Sunday, April 14, 2024

Raytheon to develop rotating detonation engine for DARPA missiles

Raytheon has received a contract from the United States Defense Advanced Research Projects Agency (DARPA) to develop Gambit, an air-breathing propulsion demonstration program that uses a novel rotating detonation engine.

The program aims to demonstrate the feasibility and performance of an air-breathing rotating detonation engine (RDE), which is a novel concept that could revolutionize missile propulsion. This type of engine is more compact, provides a higher efficiency propulsion source than conventional missile propulsion, and offers the potential for lower costs.

Current propulsion technologies, such as conventional rockets, ramjets, and gas-turbine engines, have limitations in maximum range, speed, and affordability that hinder their ability to meet the Gambit program objectives. RDEs are a promising propulsion technology for the Gambit program, which aims to achieve high-speed, long-range, and low-cost flight.

Gambit engine development program could support future weapons systems for multiple military services. RDEs are more compact than conventional ramjets, which allows them to carry more fuel. Additionally, RDEs have a simpler design than gas turbine engines, which reduces their complexity and maintenance costs.
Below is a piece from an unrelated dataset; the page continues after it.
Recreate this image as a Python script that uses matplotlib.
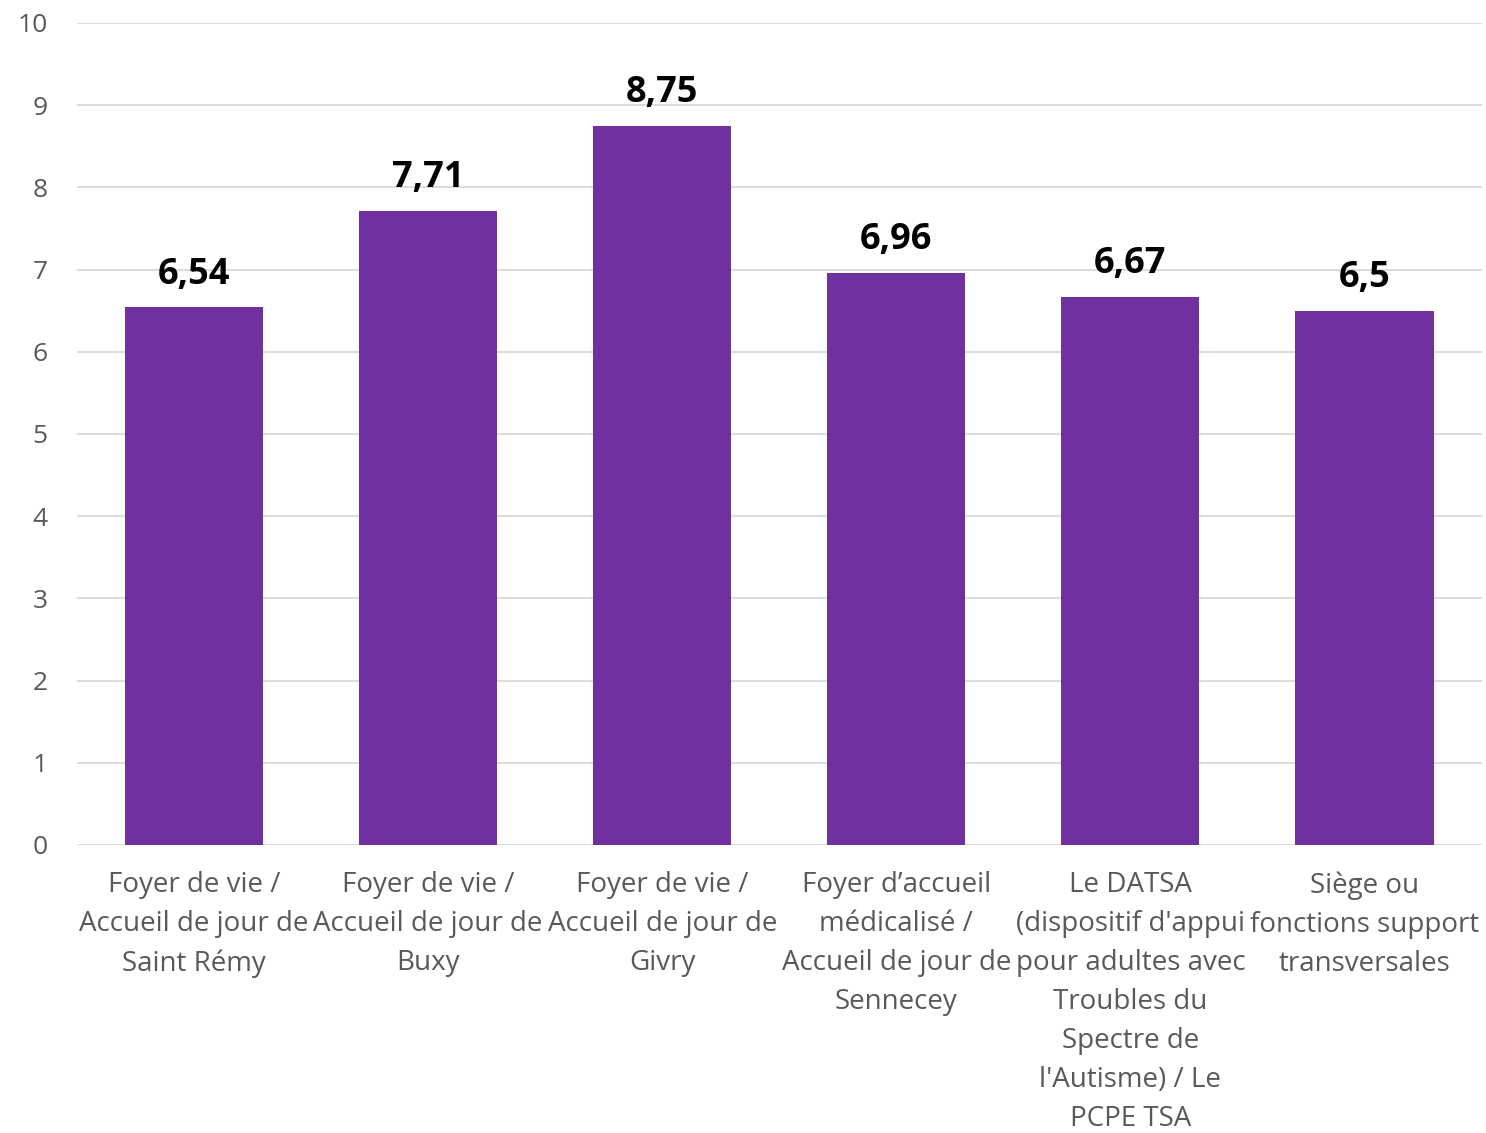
import matplotlib.pyplot as plt

categories = [
    "Foyer de vie /\nAccueil de jour de\nSaint Rémy",
    "Foyer de vie /\nAccueil de jour de\nBuxy",
    "Foyer de vie /\nAccueil de jour de\nGivry",
    "Foyer d’accueil\nmédicalisé /\nAccueil de jour de\nSennecey",
    "Le DATSA\n(dispositif d'appui\npour adultes avec\nTroubles du\nSpectre de\nl'Autisme) / Le\nPCPE TSA",
    "Siège ou\nfonctions support\ntransversales",
]
values = [6.54, 7.71, 8.75, 6.96, 6.67, 6.5]
value_labels = ["6,54", "7,71", "8,75", "6,96", "6,67", "6,5"]

plt.rcParams['font.family'] = ['Open Sans', 'DejaVu Sans']

fig = plt.figure(figsize=(14.86, 11.33), dpi=100)
ax = fig.add_axes([0.0518, 0.2542, 0.9452, 0.7255])

x = range(len(values))
ax.bar(x, values, width=0.59, color="#7030A0", zorder=3)

for xi, v, lab in zip(x, values, value_labels):
    ax.text(xi, v + 0.18, lab, ha="center", va="bottom",
            fontsize=26, fontweight="bold", color="black")

ax.set_ylim(0, 10)
ax.set_xlim(-0.5, len(values) - 0.5)
ax.set_yticks(range(0, 11))
ax.yaxis.grid(True, color="#D9D9D9", linewidth=1.3, zorder=0)
for s in ax.spines.values():
    s.set_visible(False)
ax.tick_params(axis="y", length=0, labelsize=19, labelcolor="#595959", pad=21)
ax.set_xticks(list(x))
ax.set_xticklabels(categories, linespacing=1.52)
ax.tick_params(axis="x", length=0, labelsize=20, labelcolor="#595959", pad=19)

fig.savefig("out.png", dpi=100)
The combination of these two factors enables RDEs to affordably meet the Gambit program objectives.

Also, its efficient combustion provides a boost in range and speed relative to current long-range weapons, allowing the ability to respond quickly to advanced threats.

Under the contract, RTX will use a proven method of iterative development of performance models, which will be validated by real-world data from incremental system tests. This method speeds up learning and ensures more reliable flight test outcomes, saving both time and cost.

“This is a revolutionary propulsion system,” said Colin Whelan, president of Advanced Technology at Raytheon, in the press release. “We’re leveraging existing digital design tools and experience from across the entire RTX business to rapidly prototype this next-generation strike weapon and mature the technology.”

The project is currently in Phase 1, which focuses on the preliminary design of the free-jet test article and substantiating the design with combustor and inlet testing. Phase 2 will deal with detailed design, fabrication, and testing of the free-jet test article.